++++ DATA FOR PROCESSING ++++

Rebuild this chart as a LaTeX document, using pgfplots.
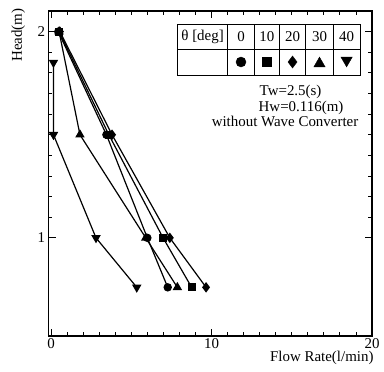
\documentclass[border=0pt]{standalone}
\usepackage{pgfplots}
\pgfplotsset{compat=1.18}
\usepackage{fontspec}
\setmainfont{Liberation Serif}
\begin{document}
\begin{tikzpicture}[font=\fontsize{15}{17.5}\selectfont]
\useasboundingbox (-48.5bp,11bp) rectangle (335.5bp,-361bp);
\begin{axis}[
  at={(0,0)}, anchor=north west,
  scale only axis, width=323.5bp, height=325bp,
  xmin=-0.16, xmax=20, ymin=0.524, ymax=2.10,
  xtick={0,10,20}, ytick={1,2},
  minor x tick num=9, minor y tick num=9,
  tick align=inside, tick pos=both,
  major tick length=7bp, minor tick length=4bp,
  axis line style={line width=1.1bp},
  every tick/.style={black, line width=0.9bp},
  /pgf/number format/assume math mode=true,
  tick label style={font=\fontsize{15}{17.5}\selectfont},
  xticklabel style={yshift=1bp},
  xlabel={Flow Rate(l/min)},
  xlabel style={at={(rel axis cs:1,0)}, anchor=base east, xshift=5bp, yshift=-25bp},
  ylabel={Head(m)},
  ylabel style={at={([xshift=-26.5bp,yshift=6bp]rel axis cs:0,1)}, anchor=base east},
  clip=false,
  every axis plot/.append style={black, line width=1.2bp},
]
% theta = 0 (circle)
\addplot[mark=*, mark size=3.6bp] coordinates {(0.45,2.0) (3.45,1.5) (6.0,1.0) (7.27,0.76)};
% theta = 10 (square)
\addplot[mark=square*, mark size=3.3bp] coordinates {(0.5,2.0) (3.6,1.5) (6.98,1.0) (8.76,0.76)};
% theta = 20 (diamond)
\addplot[mark=diamond*, mark size=4.3bp] coordinates {(0.55,2.0) (3.8,1.5) (7.4,1.0) (9.66,0.76)};
% theta = 30 (triangle)
\addplot[mark=triangle*, mark size=4.3bp] coordinates {(0.5,2.0) (1.8,1.5) (5.9,1.0) (7.87,0.76)};
% theta = 40 (down triangle)
\addplot[mark=triangle*, mark options={rotate=180}, mark size=4.3bp] coordinates {(0.15,1.85) (0.15,1.5) (2.8,1.0) (5.34,0.76)};
\end{axis}
% legend table
\draw[line width=0.9bp] (129bp,-13bp) rectangle (311.5bp,-64bp);
\draw[line width=0.9bp] (129bp,-38.3bp) -- (311.5bp,-38.3bp);
\foreach \xx in {179.2,205.8,230.8,257.2,284.8}
  \draw[line width=0.9bp] (\xx bp,-13bp) -- (\xx bp,-64bp);
\node[anchor=center] at (154.1bp,-25.6bp) {θ [deg]};
\node at (192.5bp,-25.6bp) {0};
\node at (218.3bp,-25.6bp) {10};
\node at (244bp,-25.6bp) {20};
\node at (271bp,-25.6bp) {30};
\node at (298.1bp,-25.6bp) {40};
\node[inner sep=0pt] at (192.5bp,-51bp) {\tikz{\pgfsetplotmarksize{5bp}\pgfuseplotmark{*}}};
\node[inner sep=0pt] at (218.3bp,-51bp) {\tikz{\pgfsetplotmarksize{4.5bp}\pgfuseplotmark{square*}}};
\node[inner sep=0pt] at (244bp,-51bp) {\tikz{\pgfsetplotmarksize{6bp}\pgfuseplotmark{diamond*}}};
\node[inner sep=0pt] at (271bp,-51bp) {\tikz{\pgfsetplotmarksize{6.5bp}\pgfuseplotmark{triangle*}}};
\node[inner sep=0pt] at (298.1bp,-51bp) {\tikz{\pgfsetplotmarksize{6.5bp}\pgftransformrotate{180}\pgfuseplotmark{triangle*}}};
\node[anchor=base west, inner sep=0pt] at (211bp,-84bp) {Tw=2.5(s)};
\node[anchor=base west, inner sep=0pt] at (210bp,-100bp) {Hw=0.116(m)};
\node[anchor=base east, inner sep=0pt] at (310bp,-115bp) {without Wave Converter};
\end{tikzpicture}
\end{document}
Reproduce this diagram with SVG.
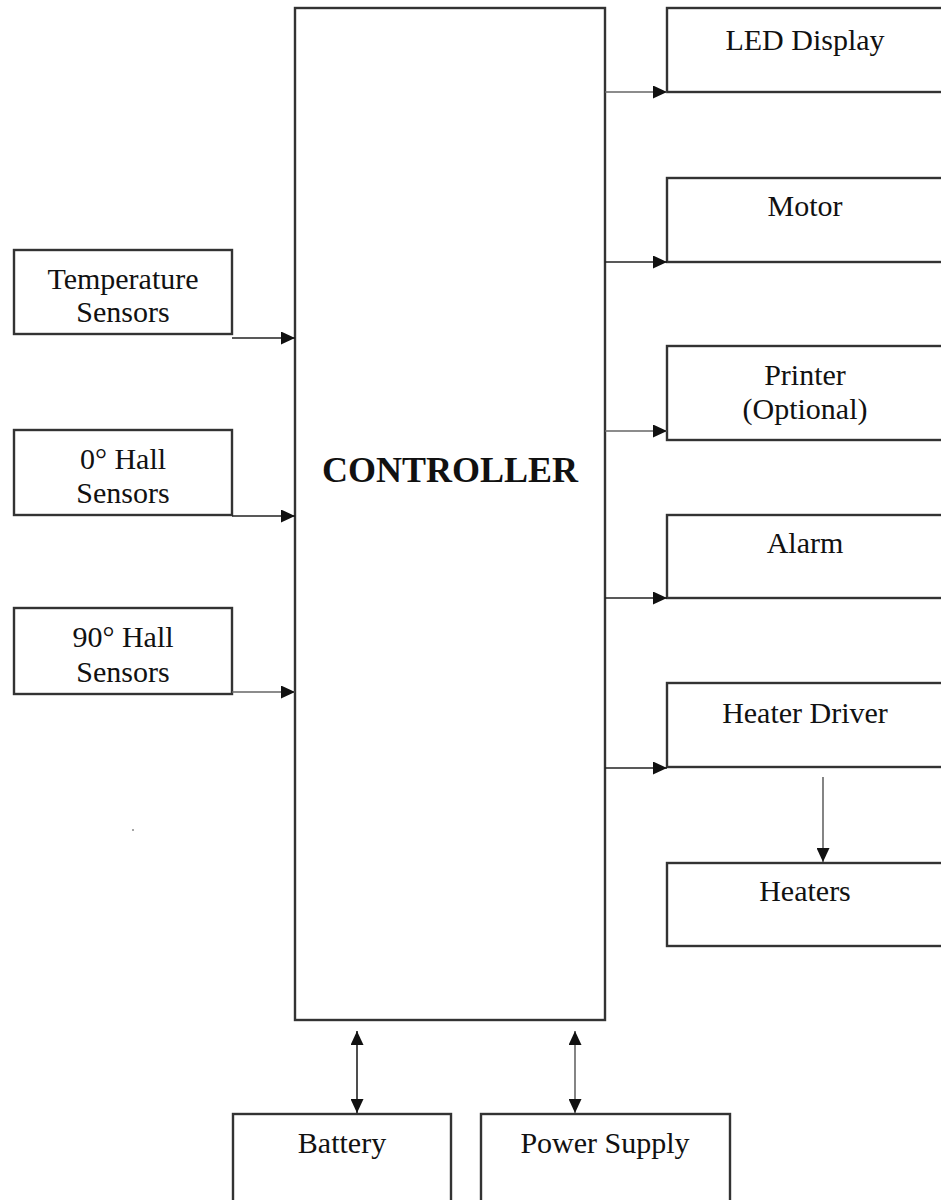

++++

**OBJECTIVE**
Every entry should be returned exactly as written, minus the pictures.

**RESULT**
Rebuild this chart as a LaTeX document, using pgfplots.
\documentclass[border=0pt]{standalone}
\usepackage{pgfplots}
\pgfplotsset{compat=1.18}
\usepackage{fontspec}
\setmainfont{Liberation Serif}
\begin{document}
\begin{tikzpicture}[font=\fontsize{15}{17.5}\selectfont]
\useasboundingbox (-48.5bp,11bp) rectangle (335.5bp,-361bp);
\begin{axis}[
  at={(0,0)}, anchor=north west,
  scale only axis, width=323.5bp, height=325bp,
  xmin=-0.16, xmax=20, ymin=0.524, ymax=2.10,
  xtick={0,10,20}, ytick={1,2},
  minor x tick num=9, minor y tick num=9,
  tick align=inside, tick pos=both,
  major tick length=7bp, minor tick length=4bp,
  axis line style={line width=1.1bp},
  every tick/.style={black, line width=0.9bp},
  /pgf/number format/assume math mode=true,
  tick label style={font=\fontsize{15}{17.5}\selectfont},
  xticklabel style={yshift=1bp},
  xlabel={Flow Rate(l/min)},
  xlabel style={at={(rel axis cs:1,0)}, anchor=base east, xshift=5bp, yshift=-25bp},
  ylabel={Head(m)},
  ylabel style={at={([xshift=-26.5bp,yshift=6bp]rel axis cs:0,1)}, anchor=base east},
  clip=false,
  every axis plot/.append style={black, line width=1.2bp},
]
% theta = 0 (circle)
\addplot[mark=*, mark size=3.6bp] coordinates {(0.45,2.0) (3.45,1.5) (6.0,1.0) (7.27,0.76)};
% theta = 10 (square)
\addplot[mark=square*, mark size=3.3bp] coordinates {(0.5,2.0) (3.6,1.5) (6.98,1.0) (8.76,0.76)};
% theta = 20 (diamond)
\addplot[mark=diamond*, mark size=4.3bp] coordinates {(0.55,2.0) (3.8,1.5) (7.4,1.0) (9.66,0.76)};
% theta = 30 (triangle)
\addplot[mark=triangle*, mark size=4.3bp] coordinates {(0.5,2.0) (1.8,1.5) (5.9,1.0) (7.87,0.76)};
% theta = 40 (down triangle)
\addplot[mark=triangle*, mark options={rotate=180}, mark size=4.3bp] coordinates {(0.15,1.85) (0.15,1.5) (2.8,1.0) (5.34,0.76)};
\end{axis}
% legend table
\draw[line width=0.9bp] (129bp,-13bp) rectangle (311.5bp,-64bp);
\draw[line width=0.9bp] (129bp,-38.3bp) -- (311.5bp,-38.3bp);
\foreach \xx in {179.2,205.8,230.8,257.2,284.8}
  \draw[line width=0.9bp] (\xx bp,-13bp) -- (\xx bp,-64bp);
\node[anchor=center] at (154.1bp,-25.6bp) {θ [deg]};
\node at (192.5bp,-25.6bp) {0};
\node at (218.3bp,-25.6bp) {10};
\node at (244bp,-25.6bp) {20};
\node at (271bp,-25.6bp) {30};
\node at (298.1bp,-25.6bp) {40};
\node[inner sep=0pt] at (192.5bp,-51bp) {\tikz{\pgfsetplotmarksize{5bp}\pgfuseplotmark{*}}};
\node[inner sep=0pt] at (218.3bp,-51bp) {\tikz{\pgfsetplotmarksize{4.5bp}\pgfuseplotmark{square*}}};
\node[inner sep=0pt] at (244bp,-51bp) {\tikz{\pgfsetplotmarksize{6bp}\pgfuseplotmark{diamond*}}};
\node[inner sep=0pt] at (271bp,-51bp) {\tikz{\pgfsetplotmarksize{6.5bp}\pgfuseplotmark{triangle*}}};
\node[inner sep=0pt] at (298.1bp,-51bp) {\tikz{\pgfsetplotmarksize{6.5bp}\pgftransformrotate{180}\pgfuseplotmark{triangle*}}};
\node[anchor=base west, inner sep=0pt] at (211bp,-84bp) {Tw=2.5(s)};
\node[anchor=base west, inner sep=0pt] at (210bp,-100bp) {Hw=0.116(m)};
\node[anchor=base east, inner sep=0pt] at (310bp,-115bp) {without Wave Converter};
\end{tikzpicture}
\end{document}
Reproduce this diagram with SVG.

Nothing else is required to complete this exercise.